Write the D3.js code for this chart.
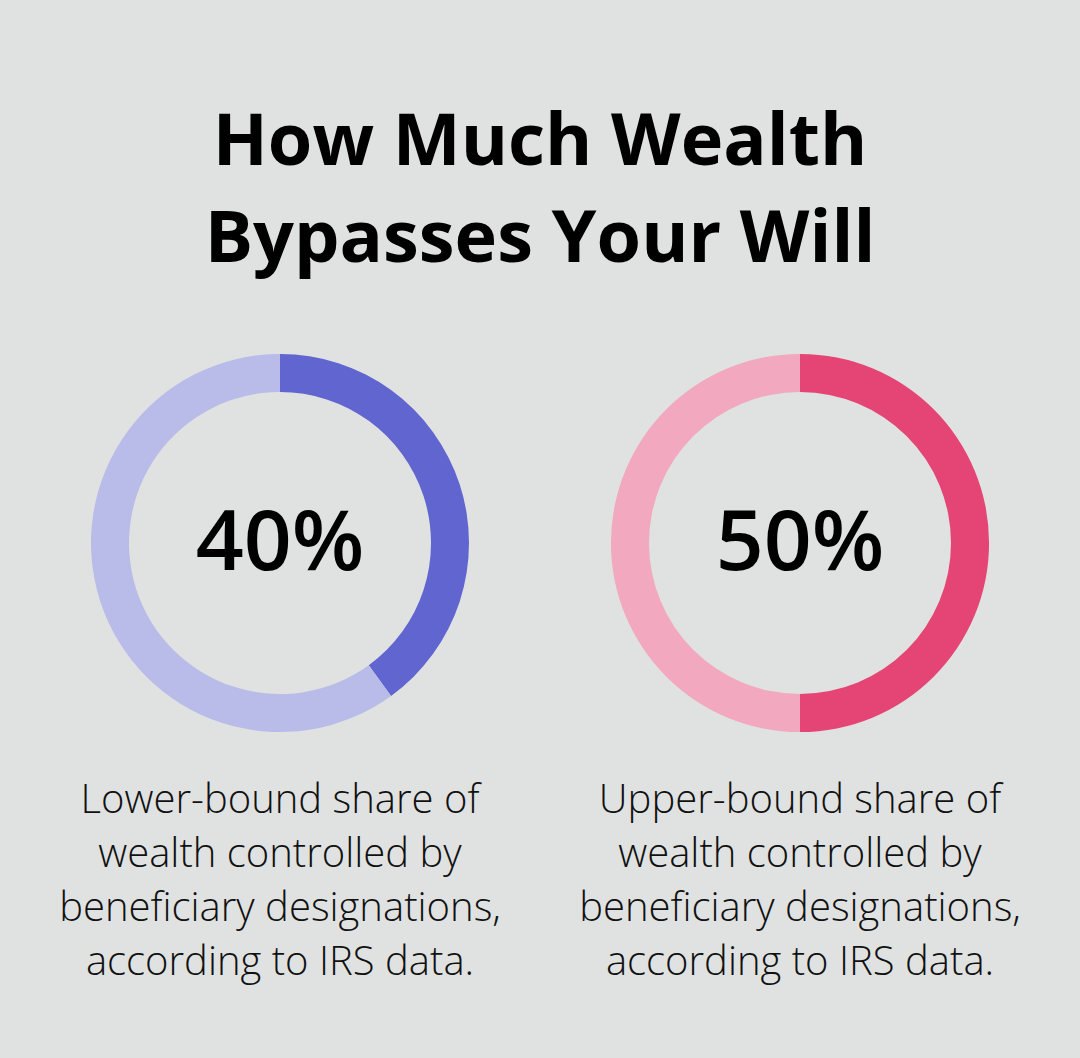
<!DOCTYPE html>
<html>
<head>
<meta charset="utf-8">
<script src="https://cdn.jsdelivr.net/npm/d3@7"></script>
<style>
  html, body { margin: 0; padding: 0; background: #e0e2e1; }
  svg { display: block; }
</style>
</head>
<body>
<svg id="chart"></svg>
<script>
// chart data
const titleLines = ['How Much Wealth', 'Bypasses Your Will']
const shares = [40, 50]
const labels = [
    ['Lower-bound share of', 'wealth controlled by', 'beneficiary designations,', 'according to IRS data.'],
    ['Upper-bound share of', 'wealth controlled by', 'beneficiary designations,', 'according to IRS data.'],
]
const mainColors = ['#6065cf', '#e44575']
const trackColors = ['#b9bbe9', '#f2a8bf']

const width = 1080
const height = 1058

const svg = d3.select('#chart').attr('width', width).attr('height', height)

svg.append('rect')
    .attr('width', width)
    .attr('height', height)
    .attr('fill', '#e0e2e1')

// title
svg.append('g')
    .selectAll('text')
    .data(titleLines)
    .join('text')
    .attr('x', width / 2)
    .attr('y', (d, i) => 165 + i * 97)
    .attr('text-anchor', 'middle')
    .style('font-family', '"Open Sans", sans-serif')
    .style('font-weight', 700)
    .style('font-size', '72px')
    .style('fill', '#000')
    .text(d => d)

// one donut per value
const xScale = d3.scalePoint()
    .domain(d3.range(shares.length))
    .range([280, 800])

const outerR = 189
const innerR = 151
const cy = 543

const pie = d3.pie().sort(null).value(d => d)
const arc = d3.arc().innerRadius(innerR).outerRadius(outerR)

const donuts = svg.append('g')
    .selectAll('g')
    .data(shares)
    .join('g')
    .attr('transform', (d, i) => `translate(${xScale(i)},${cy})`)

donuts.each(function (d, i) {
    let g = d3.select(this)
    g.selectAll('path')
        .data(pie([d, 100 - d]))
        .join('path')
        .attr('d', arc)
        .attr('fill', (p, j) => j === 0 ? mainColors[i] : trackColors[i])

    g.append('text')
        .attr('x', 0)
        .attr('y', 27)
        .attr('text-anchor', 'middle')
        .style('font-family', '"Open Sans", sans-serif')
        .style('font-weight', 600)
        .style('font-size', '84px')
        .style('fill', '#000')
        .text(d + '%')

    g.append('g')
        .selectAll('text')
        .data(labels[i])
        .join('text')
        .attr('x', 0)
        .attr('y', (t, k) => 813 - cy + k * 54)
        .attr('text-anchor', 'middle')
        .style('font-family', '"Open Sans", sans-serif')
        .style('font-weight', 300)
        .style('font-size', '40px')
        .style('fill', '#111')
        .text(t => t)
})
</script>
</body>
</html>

- [Set exercise]:
Reproduce the material word for word. Any pictures should be left out of the copy.

- [The response]:
Write the D3.js code for this chart.
<!DOCTYPE html>
<html>
<head>
<meta charset="utf-8">
<script src="https://cdn.jsdelivr.net/npm/d3@7"></script>
<style>
  html, body { margin: 0; padding: 0; background: #e0e2e1; }
  svg { display: block; }
</style>
</head>
<body>
<svg id="chart"></svg>
<script>
// chart data
const titleLines = ['How Much Wealth', 'Bypasses Your Will']
const shares = [40, 50]
const labels = [
    ['Lower-bound share of', 'wealth controlled by', 'beneficiary designations,', 'according to IRS data.'],
    ['Upper-bound share of', 'wealth controlled by', 'beneficiary designations,', 'according to IRS data.'],
]
const mainColors = ['#6065cf', '#e44575']
const trackColors = ['#b9bbe9', '#f2a8bf']

const width = 1080
const height = 1058

const svg = d3.select('#chart').attr('width', width).attr('height', height)

svg.append('rect')
    .attr('width', width)
    .attr('height', height)
    .attr('fill', '#e0e2e1')

// title
svg.append('g')
    .selectAll('text')
    .data(titleLines)
    .join('text')
    .attr('x', width / 2)
    .attr('y', (d, i) => 165 + i * 97)
    .attr('text-anchor', 'middle')
    .style('font-family', '"Open Sans", sans-serif')
    .style('font-weight', 700)
    .style('font-size', '72px')
    .style('fill', '#000')
    .text(d => d)

// one donut per value
const xScale = d3.scalePoint()
    .domain(d3.range(shares.length))
    .range([280, 800])

const outerR = 189
const innerR = 151
const cy = 543

const pie = d3.pie().sort(null).value(d => d)
const arc = d3.arc().innerRadius(innerR).outerRadius(outerR)

const donuts = svg.append('g')
    .selectAll('g')
    .data(shares)
    .join('g')
    .attr('transform', (d, i) => `translate(${xScale(i)},${cy})`)

donuts.each(function (d, i) {
    let g = d3.select(this)
    g.selectAll('path')
        .data(pie([d, 100 - d]))
        .join('path')
        .attr('d', arc)
        .attr('fill', (p, j) => j === 0 ? mainColors[i] : trackColors[i])

    g.append('text')
        .attr('x', 0)
        .attr('y', 27)
        .attr('text-anchor', 'middle')
        .style('font-family', '"Open Sans", sans-serif')
        .style('font-weight', 600)
        .style('font-size', '84px')
        .style('fill', '#000')
        .text(d + '%')

    g.append('g')
        .selectAll('text')
        .data(labels[i])
        .join('text')
        .attr('x', 0)
        .attr('y', (t, k) => 813 - cy + k * 54)
        .attr('text-anchor', 'middle')
        .style('font-family', '"Open Sans", sans-serif')
        .style('font-weight', 300)
        .style('font-size', '40px')
        .style('fill', '#111')
        .text(t => t)
})
</script>
</body>
</html>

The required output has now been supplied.